In MarchWalker introduced the Student Athlete Equity Act that would amend the tax code to give student-athletes the rights to their name, image, and likeness based on the idea that being an athlete should not preclude the opportunity to engage in the free market and profit from endorsements. The amendment would simply modify the tax code’s definition of Qualified Amateur Sports Organizations to exclude any organization that “restricts a student athlete from using, or being reasonably compensated for the third party use of, the name, image, or likeness of such student athlete.”

Even as college sports have evolved into a multibillion dollar industry, the NCAA has continued to cling to its traditional idea of amateurism. This position, that college sports are for the love of the game and that athletics comes second to education, is increasingly hard to justify where coaches are making seven-figure salaries and athletes are often precluded from taking their desired classes or even their first choice of major to accommodate their training schedules.

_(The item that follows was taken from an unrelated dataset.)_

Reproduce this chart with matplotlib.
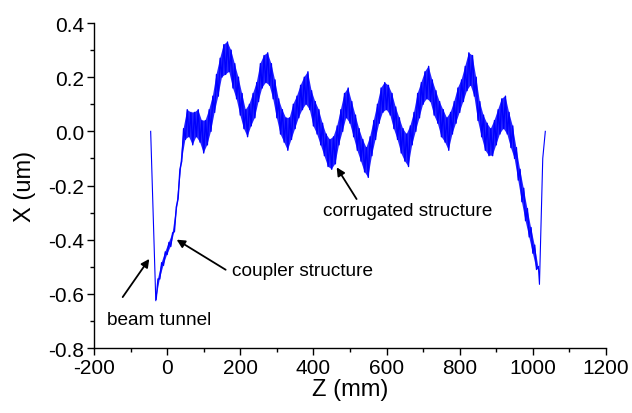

Giving athletes the right to use their name, image, and likeness poses a reasonable compromise for advocates of Pay for Play because it provides a mechanism for student-athletes to earn a profit without turning them into employees. Further, enabling athletes to commercialize their identities incentivizes good behavior, which would improve the reputations of universities and of sports. Nevertheless, states making unilateral decisions will certainly cause chaos, negatively affecting the athletes that the new legislation seeks to empower. This month, thanks to California, the NCAA will finally show its hand when guidance is presented to its Board of Governors. Should the NCAA respond by modifying its definition of amateurism to encompass athletes who profit from endorsements, college athletics will avoid the chaos because states’ legislating to address the issue would become unnecessary.